Choosing and implementing the right corporate card solution can transform your business's financial operations, but navigating the options and optimizing your setup requires expertise. At Mysa, we understand the complexities of modern business finance and help companies make informed decisions about their payment solutions.

Mysa’s AI-powered accounting platform centralizes corporate card management, automating expense tracking, reconciliation, and policy enforcement to help businesses maintain visibility and control over spending. Our team specializes in analyzing business spending patterns, evaluating corporate card options, and developing implementation strategies that deliver real results. Whether you're considering your first corporate card program or looking to optimize an existing setup, we provide the insights and guidance you need to succeed.

Book a demo today to see how Mysa can help you streamline corporate card management and simplify expense control across your organization.

FAQs

What's the difference between a corporate card and a business credit card?

Corporate cards are designed for larger organizations with multiple employees and offer features like centralized billing and advanced reporting. Business credit cards typically serve smaller companies and sole proprietors with simpler needs.

Are employees personally liable for corporate card charges?

This depends on the type of corporate card. With corporate liability cards, the company is responsible for all charges. Individual liability cards make employees ultimately responsible, though companies often pay the bills directly.

Can startups get corporate cards?

Many issuers offer corporate card programs for newer businesses, though requirements may include personal guarantees from business owners or higher revenue thresholds.

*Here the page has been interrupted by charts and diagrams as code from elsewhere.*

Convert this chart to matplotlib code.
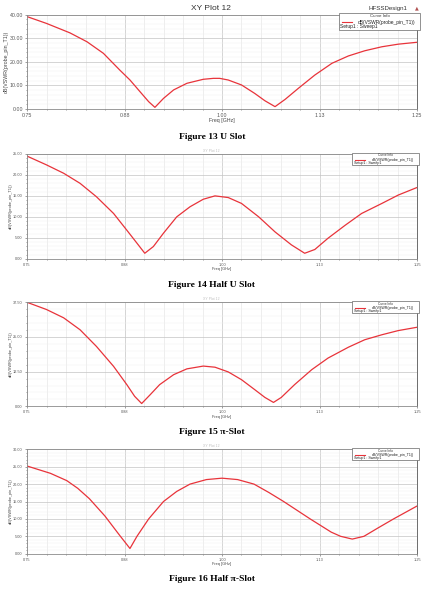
import matplotlib
matplotlib.use("Agg")
import matplotlib.pyplot as plt
from matplotlib.ticker import MultipleLocator, FixedLocator, FixedFormatter
from matplotlib.patches import Rectangle
from matplotlib.lines import Line2D

# curve values
u_freq = [0.75, 0.775, 0.805, 0.827, 0.848, 0.869, 0.882, 0.895, 0.906, 0.914, 0.925, 0.938, 0.955,
          0.976, 0.989, 0.997, 1.008, 1.025, 1.042, 1.055, 1.068, 1.081, 1.098, 1.119, 1.141, 1.162,
          1.183, 1.205, 1.226, 1.25]
u_db = [39.2, 36.3, 32.3, 28.5, 23.6, 16.5, 12.3, 7.3, 3.1, 0.7, 4.5, 8.1, 10.9,
        12.6, 13.0, 13.0, 12.3, 10.2, 6.6, 3.5, 1.0, 4.1, 8.8, 14.4, 19.4, 22.5,
        24.7, 26.4, 27.5, 28.3]

half_u_freq = [0.75, 0.775, 0.797, 0.818, 0.839, 0.861, 0.878, 0.891, 0.901, 0.912, 0.925, 0.942, 0.959,
               0.976, 0.991, 1.008, 1.025, 1.047, 1.068, 1.089, 1.106, 1.119, 1.136, 1.158, 1.179,
               1.205, 1.226, 1.25]
half_u_db = [24.5, 22.4, 20.4, 18.0, 14.8, 10.8, 6.8, 3.7, 1.3, 2.9, 6.1, 10.0, 12.4,
             14.2, 15.0, 14.6, 13.2, 10.0, 6.4, 3.3, 1.3, 2.2, 4.9, 8.0, 10.8,
             13.2, 15.2, 17.0]

pi_freq = [0.75, 0.775, 0.797, 0.818, 0.839, 0.861, 0.878, 0.888, 0.897, 0.908, 0.920, 0.938, 0.955,
           0.976, 0.991, 1.008, 1.025, 1.042, 1.055, 1.066, 1.076, 1.093, 1.115, 1.136, 1.162,
           1.183, 1.205, 1.226, 1.25]
pi_db = [37.5, 34.9, 31.9, 27.6, 21.6, 14.4, 7.8, 3.6, 1.0, 4.2, 7.8, 11.4, 13.5,
         14.5, 14.1, 12.4, 9.6, 6.0, 3.2, 1.4, 3.2, 7.8, 13.2, 17.4, 21.3,
         24.0, 25.8, 27.3, 28.5]

half_pi_freq = [0.75, 0.780, 0.801, 0.815, 0.830, 0.850, 0.868, 0.882, 0.891, 0.906, 0.925, 0.942, 0.959,
                0.980, 1.00, 1.020, 1.041, 1.060, 1.079, 1.113, 1.140, 1.152, 1.167, 1.182, 1.200,
                1.220, 1.25]
half_pi_db = [25.2, 23.1, 21.0, 18.8, 15.8, 10.8, 5.5, 1.5, 5.0, 10.0, 15.0, 17.9, 20.0,
              21.3, 21.7, 21.3, 20.0, 17.6, 15.0, 10.0, 6.2, 5.0, 4.2, 5.0, 7.4,
              10.0, 13.7]

x_ticks = [0.75, 0.875, 1.0, 1.125, 1.25]
x_labels = ['0.75', '0.88', '1.00', '1.13', '1.25']

ylims = [40, 25, 37.5, 30]
ysteps = [10, 5, 12.5, 5]
captions = ['Figure 13 U Slot', 'Figure 14 Half U Slot', 'Figure 15 \u03c0-Slot', 'Figure 16 Half \u03c0-Slot']

RED = '#e8333a'
SANS = ['Liberation Sans', 'DejaVu Sans']
W, H = 428, 594

plt.rcParams['font.family'] = SANS

fig = plt.figure(figsize=(W / 100, H / 100), dpi=100)
fig.patch.set_facecolor('white')

# top, bottom of each axes and caption y, in pixels
boxes = [(14.7, 109.0, 137), (154.0, 258.7, 285), (302.3, 406.3, 431.7), (449.3, 553.7, 579)]
curves = [(u_freq, u_db), (half_u_freq, half_u_db), (pi_freq, pi_db), (half_pi_freq, half_pi_db)]


def fx(px):
    return px / W


def fy(py):
    return 1 - py / H


def curve_info(x0, x1, y0, y1, fs):
    # small HFSS "Curve Info" box, drawn in figure pixels
    fig.add_artist(Rectangle((fx(x0), fy(y1)), fx(x1 - x0), (y1 - y0) / H, transform=fig.transFigure,
                             facecolor='white', edgecolor='#666666', lw=0.5, zorder=5))
    h = y1 - y0
    fig.text(fx((x0 + x1) / 2), fy(y0 + h * 0.2), 'Curve Info', ha='center', va='center',
             fontsize=fs * 0.9, color='#333333', zorder=6)
    fig.add_artist(Line2D([fx(x0 + 3), fx(x0 + 13)], [fy(y0 + h * 0.55)] * 2, transform=fig.transFigure,
                          color=RED, lw=0.8, zorder=6))
    fig.text(fx(x1 - 5), fy(y0 + h * 0.55), 'dB(VSWR(probe_pin_T1))', ha='right', va='center',
             fontsize=fs, color='#222222', zorder=6)
    fig.text(fx(x0 + 1.5), fy(y0 + h * 0.82), 'Setup1 : Sweep1', ha='left', va='center',
             fontsize=fs, color='#222222', zorder=6)


def draw_panel(i):
    top, bot, cap_y = boxes[i]
    left, right = 27, 417
    ax = fig.add_axes([fx(left), fy(bot), fx(right - left), (bot - top) / H])
    f, v = curves[i]
    ax.plot(f, v, color=RED, lw=0.9, solid_joinstyle='round', solid_capstyle='round')
    ax.set_xlim(0.75, 1.25)
    ax.set_ylim(0, ylims[i])

    big = (i == 0)
    fs = 3.8 if big else 2.8

    ax.xaxis.set_major_locator(FixedLocator(x_ticks))
    ax.xaxis.set_major_formatter(FixedFormatter(x_labels))
    ax.xaxis.set_minor_locator(MultipleLocator(0.025))
    ax.yaxis.set_major_locator(MultipleLocator(ysteps[i]))
    ax.yaxis.set_minor_locator(MultipleLocator(ysteps[i] / 5))
    ax.yaxis.set_major_formatter(plt.FormatStrFormatter('%.2f'))
    ax.tick_params(which='both', labelsize=fs, colors='#555555', length=1.5, width=0.4, pad=1.5)
    ax.tick_params(which='minor', length=1.0)

    ax.grid(which='major', color='#c4c4c4', lw=0.5)
    ax.grid(which='minor', axis='x', color='#e2e2e2', lw=0.4)
    ax.grid(which='minor', axis='y', color='#efefef', lw=0.35)
    ax.set_axisbelow(True)
    for s in ax.spines.values():
        s.set_color('#8a8a8a')
        s.set_linewidth(0.6)
    ax.spines['right'].set_color('#555555')

    ax.set_xlabel('Freq [GHz]', fontsize=fs, color='#444444', labelpad=0.2)
    ax.set_ylabel('dB(VSWR(probe_pin_T1))', fontsize=fs, color='#444444', labelpad=0.3)

    if big:
        curve_info(339, 420, 13, 30, 3.5)
        fig.text(fx(211), fy(8.3), 'XY Plot 12', ha='center', va='center', fontsize=6, color='#333333')
        fig.text(fx(388), fy(8.3), 'HFSSDesign1', ha='center', va='center', fontsize=4.4, color='#333333')
        fig.text(fx(417), fy(8.0), '\u25b2', ha='center', va='center', fontsize=3.5, color='#b05050',
                 family=['DejaVu Sans'])
    else:
        curve_info(352, 419, top - 1, top + 11, 2.6)
        fig.text(fx(211), fy(top - 3), 'XY Plot 12', ha='center', va='center', fontsize=2.5, color='#c0c0c0')

    fig.text(fx(212), fy(cap_y), captions[i], ha='center', va='center', fontsize=6.8,
             fontweight='bold', family=['Liberation Serif', 'DejaVu Serif'])


for i in range(4):
    draw_panel(i)

fig.savefig('out.png', dpi=100)
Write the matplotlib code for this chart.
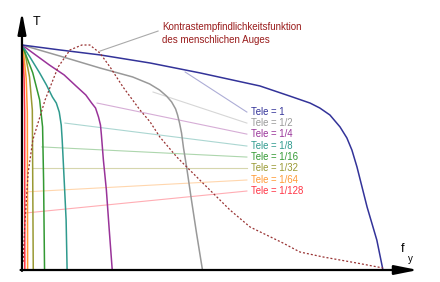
import matplotlib.pyplot as plt

plt.rcParams['font.family'] = ['Liberation Sans', 'DejaVu Sans']

# cut-off frequency of each tele setting (fraction of the Tele = 1 cut-off)
tele_labels = ["Tele = 1", "Tele = 1/2", "Tele = 1/4", "Tele = 1/8",
               "Tele = 1/16", "Tele = 1/32", "Tele = 1/64", "Tele = 1/128"]
tele_cutoff = [1, 1/2, 1/4, 1/8, 1/16, 1/32, 1/64, 1/128]
tele_colors = ["#333399", "#999999", "#993399", "#2f9a8e",
               "#339933", "#999933", "#ff9933", "#ff3344"]

# transfer curves, frequency given relative to the curve's own cut-off
u_1 = [0, .105, .216, .355, .493, .659, .742, .798, .825, .853, .881, .900,
       .914, .928, .942, .956, .970, .983, 1.0]
t_1 = [1.0, .978, .956, .920, .876, .818, .773, .742, .720, .689, .636, .587,
       .533, .458, .369, .280, .204, .133, 0]
u_2 = [0, .210, .431, .613, .707, .762, .801, .829, .851, .862, .873, .884,
       .895, .912, .939, .967, 1.0]
t_2 = [1.0, .951, .898, .858, .827, .800, .773, .747, .716, .689, .653, .609,
       .542, .458, .311, .164, 0]
u_4 = [0, .304, .467, .598, .707, .772, .815, .848, .870, .880, .902, .935,
       .967, 1.0]
t_4 = [1.0, .911, .867, .818, .778, .742, .720, .680, .644, .600, .489, .356,
       .178, 0]
u_8 = [0, .174, .391, .543, .674, .761, .826, .870, .891, .935, .978, 1.0]
t_8 = [1.0, .947, .876, .822, .769, .742, .702, .644, .578, .400, .222, 0]
u_16 = [0, .261, .478, .783, .913, .957, 1.0]
t_16 = [1.0, .933, .876, .756, .636, .400, 0]
u_32 = [0, .25, .667, .917, 1.0]
t_32 = [1.0, .969, .858, .711, 0]
u_64 = [0, .30, .75, .95, 1.0]
t_64 = [1.0, .96, .85, .70, 0]
u_128 = [0, .30, .75, .95, 1.0]
t_128 = [1.0, .96, .85, .70, 0]
curves_u = [u_1, u_2, u_4, u_8, u_16, u_32, u_64, u_128]
curves_t = [t_1, t_2, t_4, t_8, t_16, t_32, t_64, t_128]

# where each leader line touches its curve, and where the label sits
leader_f = [.452, .363, .208, .119, .055, .030, .008, .008]
leader_t = [.880, .791, .742, .653, .547, .453, .347, .253]
label_t = [.702, .653, .604, .551, .502, .453, .400, .351]

# contrast sensitivity function of the eye
csf_f = [.003, .008, .017, .030, .064, .100, .133, .166, .188, .216, .244,
         .280, .327, .355, .382, .429, .465, .512, .576, .632, .723, .770,
         .834, .928, 1.0]
csf_t = [.036, .209, .431, .578, .756, .902, .978, 1.0, 1.0, .964, .902,
         .813, .711, .658, .591, .502, .444, .369, .267, .191, .120, .080,
         .058, .031, .009]

fig = plt.figure(figsize=(4.4, 2.82), dpi=100)
ax = fig.add_axes([0, 0, 1, 1])
ax.set_xlim(-0.0609, 1.158)
ax.set_ylim(-0.0533, 1.2)
ax.axis('off')

# curves, highest tele in front of the rest
for i in range(len(tele_cutoff) - 1, -1, -1):
    f = [u * tele_cutoff[i] for u in curves_u[i]]
    ax.plot(f, curves_t[i], color=tele_colors[i], lw=1.1, zorder=3,
            solid_joinstyle='round')

ax.plot(csf_f, csf_t, color="#993333", lw=0.9, dashes=(1.6, 1.6), zorder=4)

# labels with thin leader lines
for i in range(len(tele_labels)):
    ax.plot([leader_f[i], .623], [leader_t[i], label_t[i]],
            color=tele_colors[i], lw=0.8, alpha=0.4, zorder=2)
    ax.text(.634, label_t[i], tele_labels[i], color=tele_colors[i],
            fontsize=6.9, va='center', ha='left')

ax.plot([.216, .377], [.973, 1.062], color="#aaaaaa", lw=0.8, zorder=2)
ax.text(.388, 1.08, "Kontrastempfindlichkeitsfunktion", color="#991b1b",
        fontsize=7, va='center', ha='left')
ax.text(.388, 1.022, "des menschlichen Auges", color="#991b1b",
        fontsize=7, va='center', ha='left')

# axes with arrows
ax.annotate("", xy=(0, 1.147), xytext=(0, -0.004),
            arrowprops=dict(arrowstyle="-|>,head_length=1.3,head_width=0.25",
                            color="black", lw=1.6, shrinkA=0, shrinkB=0),
            zorder=6)
ax.annotate("", xy=(1.097, 0), xytext=(-0.004, 0),
            arrowprops=dict(arrowstyle="-|>,head_length=1.4,head_width=0.28",
                            color="black", lw=1.6, shrinkA=0, shrinkB=0),
            zorder=6)
ax.text(.03, 1.102, "T", fontsize=9, va='center', ha='left')
ax.text(1.055, .093, "f", fontsize=9, va='center', ha='center')
ax.text(1.075, .05, "y", fontsize=7, va='center', ha='center')

plt.savefig("out.png", dpi=100)
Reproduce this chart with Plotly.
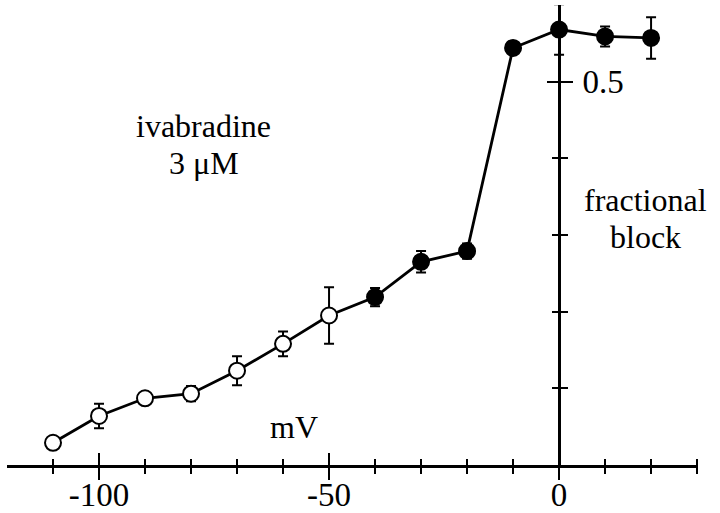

How do corporate card rewards work?

Corporate card rewards are typically earned by the company rather than individual employees. Rewards often focus on business-relevant categories like office supplies, travel, and telecommunications.

What happens if an employee misuses a corporate card?

Companies can set spending controls and receive real-time alerts to prevent misuse. When violations occur, consequences depend on company policy and may include card suspension, disciplinary action, or termination.

Do corporate cards affect personal credit scores?

Generally, corporate card activity doesn't appear on personal credit reports unless the card has individual liability and payments become delinquent.